Western food and beverage giants are increasingly selling large stakes in their China operations to domestic private equity firms, signaling a strategic pivot in how multinational brands approach the world’s second-largest consumer market. Companies including Starbucks and Burger King are opting to partner with, or hand operational control to, local financial sponsors that can move faster and operate more effectively in a challenging environment.
The trend reflects both the complexities of running consumer businesses in China and the growing appeal of local partners with deep market knowledge and execution capabilities.
Chinese private equity firms have earned a reputation for speed and decisiveness. Once a deal is closed, they typically move quickly to overhaul menus, recalibrate pricing strategies, and streamline store formats. Expansion often follows, with a particular focus on lower-tier cities where growth opportunities remain more attractive and competition is less intense.
Their willingness to replace management teams and reset operating models contrasts with the more cautious approach often taken by multinational headquarters. For global brands under pressure to deliver returns, this hands-on style can unlock value that might otherwise remain trapped.
Another major advantage lies in relationships. Domestic financial sponsors tend to have stronger ties with local suppliers, logistics partners, landlords, and regulators. These connections can reduce costs, speed up store openings, and smooth regulatory approvals.
In a market where execution often matters more than brand recognition, such networks are increasingly decisive. For Western companies facing slower growth, rising costs, and operational friction, divestment becomes an attractive option.
China subsidiaries of multinational consumer brands have also become prime targets because of broader conditions in the investment landscape. After several years of subdued dealmaking, many Chinese private equity funds are sitting on significant amounts of undeployed capital.

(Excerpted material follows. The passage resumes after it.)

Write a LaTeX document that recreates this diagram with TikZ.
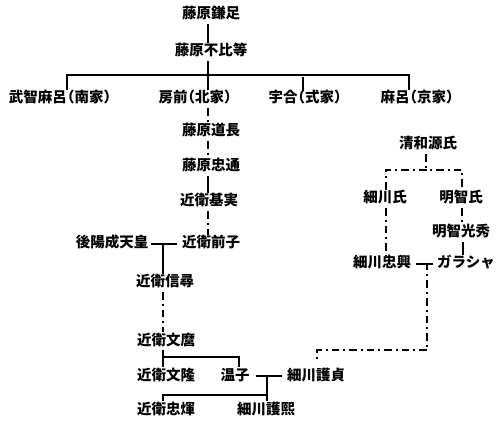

Consumer-facing assets with established brand equity, nationwide footprints, and scalable business models offer a rare combination of stability and upside. Acquiring control of local operations allows financial sponsors to apply operational improvements while leveraging brand recognition that would take years to build from scratch.
For Western food giants, selling a majority stake is often less about exiting China altogether and more about risk management and capital efficiency. Retaining a minority interest allows them to participate in future upside while shifting day-to-day execution to partners better equipped for local realities.
This approach also helps multinationals simplify their global portfolios, redeploy capital to faster-growing regions, and reduce exposure to regulatory and macroeconomic uncertainty in China.
Once in control, Chinese private equity owners typically pursue aggressive localization. That can include introducing region-specific menu items, optimizing store sizes, renegotiating rents, and accelerating digital integration through delivery platforms and loyalty programs.
Lower-tier cities are often central to the strategy, as they offer lower operating costs and untapped demand. With a refined cost structure and localized offerings, brands can scale more efficiently than under a one-size-fits-all global model.
The growing wave of stake sales marks a broader rebalancing in China’s consumer sector. Foreign brands still carry strong recognition, but success increasingly depends on local execution rather than global playbooks.
As Chinese private equity firms continue to deploy capital and refine consumer assets, more multinational companies may follow the same path. The result is a new hybrid model, where global brands provide the name and heritage, while domestic investors drive growth, localization, and operational discipline on the ground.